中央ウィング 2階 産婦人科病棟
どうにもやる気がない院長室を出て、自分の巣に戻ってみたら、先客がいた。
「・・・・相変わらずコーヒー臭いな」
「臭いは言い過ぎ、来宮。僕のほんとの大好物はアイスクリームだって知ってるだろ」
「・・・誰か早く院長に教えてやれよ。あの人、お前がコーヒー好きだって吹き込まれて機嫌を取ろうとして高いコーヒー豆買ってるらしいぞ」
「僕は吹き込んだ覚えないけど」
来宮は、本館9階の医師で僕の高校時代からの同期だ。
「それで。本題はどうなったんだよ」
「ああ。来宮の予想通り。全然ダメだった」
「だから言ったろ。期待したら駄目だって。」
僕らがうだうだ言っていると、後ろから忍び寄る影が・・・・。
「おはよう。お2人さん。こんなところでおしゃべりして暇なのかな?じゃあ、このカルテ・・・」
「あああ。おはようございます。朱美さん!全然暇じゃないです!むしろ目が回ります」
「それは言い過ぎだ、神坂」
「来宮先生も、患者さんたちを置いてけぼりでいいのかな?」
「全然よくないですが、朱美さんに言われる筋合いもありません」
「・・・相変わらず可愛くない奴・・・。10年前のかわいらしさはどこに置いてきたのかしら・・・・・」
朱美さんは、産婦人科病棟のベテラン助産師さんだ。年齢は不詳だが、僕たち2人の研修医時代から知っているということだけお伝えしておく。

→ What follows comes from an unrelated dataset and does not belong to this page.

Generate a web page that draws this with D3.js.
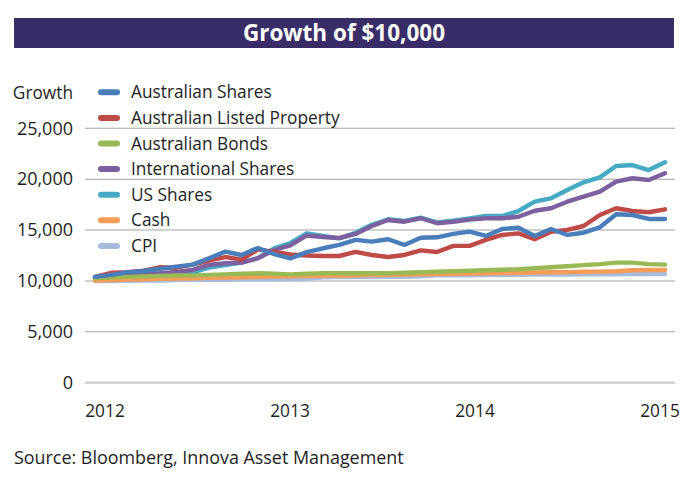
<!DOCTYPE html>
<html>
<head>
<meta charset="utf-8">
<script src="https://cdn.jsdelivr.net/npm/d3@7"></script>
<style>
  html, body { margin: 0; padding: 0; background: #fff; }
  svg { display: block; font-family: "Open Sans", sans-serif; }
</style>
</head>
<body>
<svg id="chart" width="688" height="478"></svg>
<script>
// ---- data (monthly, Jan 2012 .. Dec 2014) ----
const title = "Growth of $10,000";
const yLabel = "Growth";
const source = "Source: Bloomberg, Innova Asset Management";
const yearLabels = ["2012", "2013", "2014", "2015"];
const yTicks = [0, 5000, 10000, 15000, 20000, 25000];
const seriesNames = ["Australian Shares", "Australian Listed Property", "Australian Bonds",
  "International Shares", "US Shares", "Cash", "CPI"];
const seriesColors = ["#4a7ebb", "#be4b48", "#98b954", "#7d60a0", "#46aac5", "#f59d56", "#a7bbdd"];

const ausShares = [10400, 10600, 10850, 10980, 11200, 11410, 11600, 12220, 12880, 12550, 13240, 12640,
  12210, 12830, 13210, 13540, 14030, 13860, 14100, 13540, 14250, 14290, 14620, 14850,
  14420, 15110, 15230, 14420, 15110, 14520, 14740, 15270, 16550, 16480, 16090, 16090];
const ausProperty = [10400, 10800, 10850, 11000, 11350, 11300, 11600, 12000, 12350, 12100, 13100, 12850,
  12600, 12500, 12450, 12450, 12850, 12550, 12350, 12550, 13000, 12850, 13450, 13450,
  14030, 14520, 14680, 14100, 14840, 15010, 15400, 16480, 17140, 16870, 16750, 17040];
const ausBonds = [10250, 10350, 10400, 10450, 10500, 10550, 10550, 10600, 10650, 10700, 10750, 10700,
  10650, 10700, 10750, 10750, 10750, 10750, 10750, 10800, 10850, 10900, 10950, 11000,
  11050, 11100, 11150, 11250, 11350, 11450, 11550, 11650, 11800, 11800, 11650, 11600];
const intlShares = [10300, 10550, 10690, 10740, 10760, 10880, 11080, 11570, 11740, 11800, 12230, 13040,
  13490, 14470, 14320, 14220, 14620, 15400, 15990, 15820, 16160, 15670, 15820, 16020,
  16160, 16160, 16310, 16900, 17140, 17790, 18280, 18780, 19760, 20090, 19920, 20580];
const usShares = [10300, 10450, 10550, 10600, 10650, 10700, 10850, 11310, 11570, 11800, 12230, 13210,
  13730, 14680, 14420, 14190, 14730, 15520, 16060, 15890, 16220, 15760, 15920, 16140,
  16380, 16380, 16870, 17790, 18120, 18940, 19690, 20180, 21290, 21390, 20900, 21660];
const cash = [10050, 10090, 10130, 10170, 10210, 10240, 10270, 10300, 10330, 10360, 10390, 10420,
  10450, 10480, 10500, 10530, 10560, 10580, 10610, 10630, 10660, 10680, 10710, 10730,
  10760, 10780, 10800, 10830, 10850, 10870, 10900, 10920, 10950, 11050, 11080, 11080];
const cpi = [10000, 10000, 10020, 10050, 10050, 10080, 10100, 10100, 10120, 10150, 10150, 10150,
  10180, 10200, 10350, 10380, 10380, 10380, 10400, 10400, 10450, 10550, 10550, 10560,
  10580, 10580, 10600, 10620, 10620, 10640, 10650, 10650, 10660, 10680, 10680, 10680];

const seriesValues = [ausShares, ausProperty, ausBonds, intlShares, usShares, cash, cpi];

// ---- drawing ----
const svg = d3.select("#chart");
const textColor = "#1e1e1e";

// title bar
svg.append("rect").attr("x", 14).attr("y", 18).attr("width", 660).attr("height", 30)
  .attr("fill", "#382d66");
svg.append("text").attr("x", 344).attr("y", 41).attr("text-anchor", "middle")
  .attr("fill", "#fff").attr("font-weight", "bold").attr("font-size", 22.5)
  .text(title);

const x = d3.scaleLinear().domain([0, ausShares.length - 1]).range([95, 665]);
const y = d3.scaleLinear().domain([0, 25000]).range([382.7, 128.3]);
const xLab = d3.scalePoint().domain(yearLabels).range([105, 660]);

// gridlines
svg.append("g").selectAll("line").data(yTicks).join("line")
  .attr("x1", 85).attr("x2", 675)
  .attr("y1", d => y(d)).attr("y2", d => y(d))
  .attr("stroke", d => d === 0 ? "#cdcdcd" : "#a3a3a3")
  .attr("stroke-width", d => d === 0 ? 2.2 : 1.1);

// y tick labels
svg.append("g").selectAll("text").data(yTicks).join("text")
  .attr("x", 73).attr("y", d => y(d)).attr("dy", "0.35em")
  .attr("text-anchor", "end").attr("font-size", 18).attr("fill", textColor)
  .text(d => d3.format(",")(d));

svg.append("text").attr("x", 73).attr("y", 92.5).attr("dy", "0.35em")
  .attr("text-anchor", "end").attr("font-size", 17.3).attr("fill", textColor).text(yLabel);

// x labels
svg.append("g").selectAll("text").data(yearLabels).join("text")
  .attr("x", d => xLab(d)).attr("y", 411).attr("dy", "0.35em")
  .attr("text-anchor", "middle").attr("font-size", 17.3).attr("fill", textColor)
  .text(d => d);

// source
svg.append("text").attr("x", 14).attr("y", 458).attr("dy", "0.35em")
  .attr("font-size", 17.9).attr("fill", textColor).text(source);

// lines (drawn last series first so Australian Shares is on top)
const line = d3.line().x((d, i) => x(i)).y(d => y(d));
const order = d3.range(seriesValues.length).reverse();
svg.append("g").selectAll("path").data(order).join("path")
  .attr("d", k => line(seriesValues[k]))
  .attr("fill", "none")
  .attr("stroke", k => seriesColors[k])
  .attr("stroke-width", 4.4)
  .attr("stroke-linejoin", "round")
  .attr("stroke-linecap", "round");

// legend
const lg = svg.append("g").selectAll("g").data(seriesNames).join("g")
  .attr("transform", (d, i) => `translate(0,${92.3 + i * 25.6})`);
lg.append("line").attr("x1", 101).attr("x2", 117).attr("y1", 0).attr("y2", 0)
  .attr("stroke", (d, i) => seriesColors[i]).attr("stroke-width", 6).attr("stroke-linecap", "round");
lg.append("text").attr("x", 131).attr("y", 0).attr("dy", "0.35em")
  .attr("font-size", 17.3).attr("fill", textColor).text(d => d);
</script>
</body>
</html>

「おっはようございまーす!あれー?朝から3人で集まって何してるんですかー?密会ですかー?」
「おはよう。黒木。朝からぶっ飛ばしてやろうか」
「・・・来宮先生が言うとマジっぽくて怖いんですよねー。」
「昨日の1階からの電話のせいでかなりイライラしてるから、すぐぶっ飛ばせるけど」
朝から妙なテンションでやってきたのは産婦人科病棟の若手女医、黒木だ。黒木と来宮はなぜか天敵でいつもこんな風にいがみあってる。
来宮だけはフロアが違うけど、とりあえずこのメンバーが僕の仕事場の定番だ。
「さ、俺はそろそろ戻るかな。あー、大変だ」
「あれ?患者さんそんなに多いの?」
「やっぱり時期的に喘息が増えるからな。仕方ないさ。」
来宮はそう言い残して3階に戻っていった。